LARIMER COUNTY, Colo. — The deputy who used his Taser against a man on Interstate 25 who then died after being hit by oncoming traffic should not have used the stun gun, but did not commit a crime, the district attorney said Monday. 

Larimer County Sheriff's Deputy Lorenzo Lujan pulled over Brent Thompson, 28, along I-25 in Larimer County in February after seeing the Ford Fusion Thompson was driving had expired tags. Body camera video shows Thompson gave Lujan a fake name, then took off running once Lujan said he was going to arrest him. 

Lujan ran after Thompson, then deployed his Taser. Thompson fell onto I-25, where he was hit and killed by an oncoming car. 

"Although tragically Mr. Thompson died in this case, it was not a deadly physical force case as Colorado law defines it," DA Gordon McLaughlin said in a virtual town hall Monday. "Because this was not a natural result or intended result of using a Taser, this was not -- per statute -- deadly physical force, and that changes the entire rest of our analysis." 

He said the incident should not have unfolded the way it did -- even if the deputy claimed he was trying to protect Thompson and other drivers on the road. 

"The investigation showed that judgment was wrong. That was incorrect. It obviously did not end up protecting Mr.
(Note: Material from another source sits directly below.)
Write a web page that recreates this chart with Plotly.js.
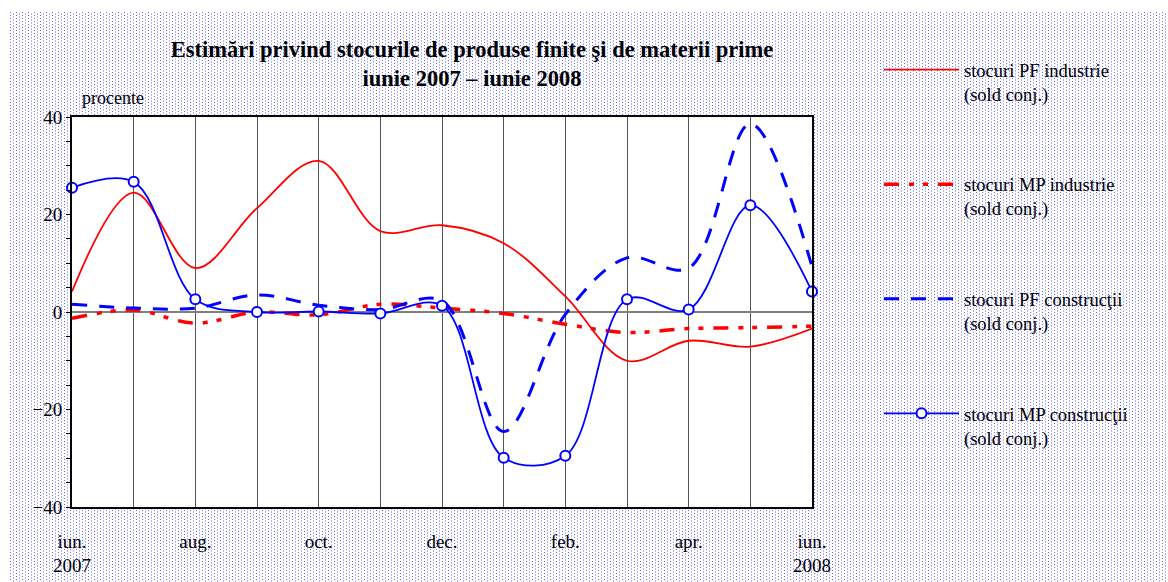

Thompson," McLaughlin said. 

However even if the deputy made the wrong call, he will not be punished -- by the sheriff's office or with criminal charges from the DA. 

"My decision was not whether something was right or wrong," McLaughlin explained. "My decision can only be legally whether I can charge that crime and prove that crime beyond a reasonable doubt.

He said using a Taser against a running suspect is acceptable in most circumstances and the Larimer County Sheriff's Office does not train on whether to deploy Tasers on highways -- in part, he said because the Taser manufacturer said no one has been fatally run over after being Tased. 

McLaughlin said Lujan did not intend for Thompson to die and he doesn't think he could prove the deputy criminally responsible for Thompson's death. 

"Not every tragedy is appropriate for criminal charges and that's the situation here as far as our scope of authority at the district attorney's office," he said. 

McLaughlin said the sheriff's office could discipline Lujan, but it already said the deputy didn't violate policy. McLaughlin said the only other option in this case is a lawsuit -- Thompson's family plans to file one. 

He said he hopes law enforcement reevaluates its training in light of this case. "I absolutely believe that law enforcement agencies can benefit from this case in hopefully preventing it from ever happening again," McLaughlin said.